Lean Learning Center Helps REACH Air Shave Critical Time Off Rescue Missions


SANTA ROSA, Calif., April 6, 2005 (PRIMEZONE) -- REACH Air Medical Services has shaved critical time off its air emergency air ambulance operations due to its application of "lean thinking" throughout the company. Headquartered in Northern California, REACH serves over 3,000 patients a year with 60 percent of its transports being hospital-to-hospital (interfacility), and 40 percent being 911 scene responses. Working closely with several large receiving hospitals and approximately 200 sending hospitals, the company operates five bases of helicopter operations and one base of airplane operation -- all manned 24X7.

REACH's lean endeavors began after its Director of Program Development, Jennifer Hardcastle, attended a week-long course at the Lean Learning Center (Novi, Mich.). Unlike many lean education providers who focus on manufacturing, the Center's approach applies to any industry by focusing on lean guiding principles and rules. With a dedicated lean learning facility tailored to develop lean thinkers, concepts are taught through discovery, simulation, case study, peer coaching, personal action planning, role playing, and journaling.

"After attending the Lean Experience class, I realized how lean thinking could significantly improve our response time and critical patient bedside time while conducting an interfacility transport. By implementing tools like value stream mapping, we saw how many broken links there were along the chain between REACH and our hospital customers."

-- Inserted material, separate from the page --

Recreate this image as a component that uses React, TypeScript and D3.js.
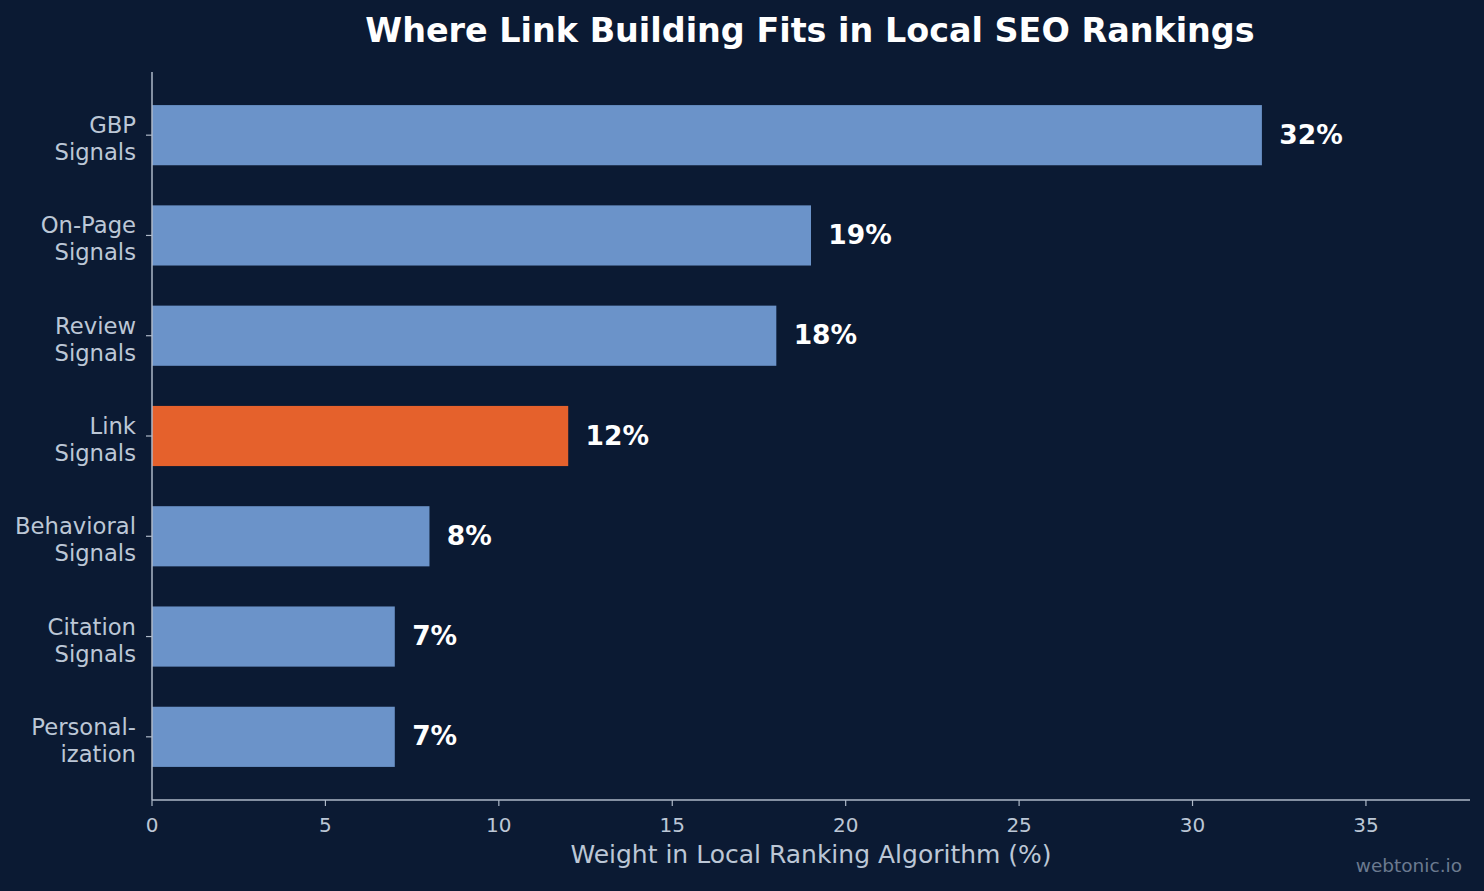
import React from "react";
import * as d3 from "d3";

const categories = [
  ["GBP", "Signals"],
  ["On-Page", "Signals"],
  ["Review", "Signals"],
  ["Link", "Signals"],
  ["Behavioral", "Signals"],
  ["Citation", "Signals"],
  ["Personal-", "ization"],
];
const values = [32, 19, 18, 12, 8, 7, 7];
const highlight = [false, false, false, true, false, false, false];
const xTicks = [0, 5, 10, 15, 20, 25, 30, 35];

const W = 1484, H = 891;
const BG = "#0b1a33";
const AXIS = "#aeb9c8";
const TXT = "#bcc7d6";
const BLUE = "#6b93c9";
const ORANGE = "#e5612c";
const FONT = "DejaVu Sans, sans-serif";

export default function App() {
  const left = 152, right = 1470, top = 72, bottom = 800;
  const x = d3.scaleLinear().domain([0, 38]).range([left, right]);
  const n = values.length;
  const span = (n - 1) + 0.6;
  const pad = span * 0.05;
  const y = d3.scaleLinear().domain([-0.3 - pad, n - 1 + 0.3 + pad]).range([top, bottom]);
  const bh = y(0.6) - y(0);
  return (
    <svg width={W} height={H} style={{ display: "block", position: "absolute", left: 0, top: 0 }}>
      <rect x={0} y={0} width={W} height={H} fill={BG} />
      <text x={810} y={42} textAnchor="middle" fill="#ffffff" fontFamily={FONT} fontWeight="bold" fontSize={33.4}>
        Where Link Building Fits in Local SEO Rankings
      </text>
      {values.map((v, i) => (
        <g key={i}>
          <rect x={x(0)} y={y(i) - bh / 2} width={x(v) - x(0)} height={bh} fill={highlight[i] ? ORANGE : BLUE} />
          <text x={x(v + 0.5)} y={y(i) + 8.5} fill="#ffffff" fontFamily={FONT} fontWeight="bold" fontSize={26.5}>
            {v}%
          </text>
          <line x1={left - 6} x2={left} y1={y(i)} y2={y(i)} stroke={AXIS} strokeWidth={1.2} />
          <text x={left - 16} y={y(i) - 2} textAnchor="end" fill={TXT} fontFamily={FONT} fontSize={22.7}>
            {categories[i][0]}
          </text>
          <text x={left - 16} y={y(i) + 25} textAnchor="end" fill={TXT} fontFamily={FONT} fontSize={22.7}>
            {categories[i][1]}
          </text>
        </g>
      ))}
      <line x1={left} x2={left} y1={top} y2={bottom} stroke={AXIS} strokeWidth={1.5} />
      <line x1={left} x2={right} y1={bottom} y2={bottom} stroke={AXIS} strokeWidth={1.5} />
      {xTicks.map((t) => (
        <g key={t}>
          <line x1={x(t)} x2={x(t)} y1={bottom} y2={bottom + 6} stroke={AXIS} strokeWidth={1.2} />
          <text x={x(t)} y={832} textAnchor="middle" fill={TXT} fontFamily={FONT} fontSize={20}>
            {t}
          </text>
        </g>
      ))}
      <text x={(left + right) / 2} y={863} textAnchor="middle" fill={TXT} fontFamily={FONT} fontSize={25}>
        Weight in Local Ranking Algorithm (%)
      </text>
      <text x={1462} y={872} textAnchor="end" fill="#6b7a90" fontFamily={FONT} fontSize={18.5}>
        webtonic.io
      </text>
    </svg>
  );
}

Prior to working with the Lean Learning Center, REACH had no structured methodology in place for the sending-hospitals to convey how urgently a patient needed to be transported. Using lean rules, the first step was to study the process flow between hospitals and REACH. "We worked with the hospitals to define a Level One Acuity patient -- someone requiring the most urgent need for care and transport," reports Hardcastle. "We established four patient categories -- acute aortic emergencies, unstable trauma, unstable pediatric, and anyone requiring critical lifesaving intervention. We then identified what sending hospital staff members can expect when they encounter each patient category and the processes involved in emergency treatment and transport. For this level of patient minutes can mean the difference of life and death -- so process efficiency through lean thinking took on the highest level of importance."

The teams worked on structuring a process flow for each Level One category to eliminate wasted time. Now a facility calls REACH's dispatch center and notifies it that it has a Level One request, activating a plan that launches an aircraft to that facility (Point A) even if a patient's ultimate destination (Point B) is not yet known. Historically, an aircraft wouldn't be launched until Point B was determined. But, by launching prior to confirmation of the final destination, the company has eliminated up to forty minutes of wasted wait time.

Lean also helped REACH reduce time spent collecting bedside information at a given facility prior to transporting a patient to another facility. Before, the verbal report between the bedside nurse and REACH's transport nurse had no structure to it. Hardcastle says, "The bedside nurse-to-nurse report was a series of questions and answers which varied greatly depending on the people involved." A one-page flow sheet was created that contained essential information for each Level One Acuity category, making the transfer of information standardized and quicker -- ultimately saving from three to five minutes.

Another action taken by REACH that has probably reduced the most waste involves the medication infusion procedure. The equipment a patient is hooked up to must stay at the sending facility, meaning REACH must transfer all the infusions from the hospital equipment to its own equipment. Replacing established infusion lines and transferring them to new transport tubing is very time-consuming. To combat this, REACH now stocks its own transport infusion pump at the hospital and has trained the hospital staff on how to utilize it. Now when there is a Level One Acuity patient, the hospital transfers the patient to the REACH equipment and the patient is ready for transport when REACH arrives. This shaved off ten critical minutes.

A healthy solution for the healthcare industry

Says Hardcastle, "My own mindset before attending The Lean Learning Center was one of frustration, thinking that little could be done to solve the inefficiencies inherent in our systems . . . I now know differently."

"Lean transformation starts with a change in the way everyone thinks about what they do, how they do it and why it matters," says Jamie Flinchbaugh of the Lean Learning Center. "REACH grasped this concept early on and has been able to eliminate waste in the form of valuable time. And, using this systematic approach will help them sustain these results."

"By viewing problems as individual process flows that can be restructured, dramatic change is possible," says Hardcastle. "If we can do it, so can others in healthcare."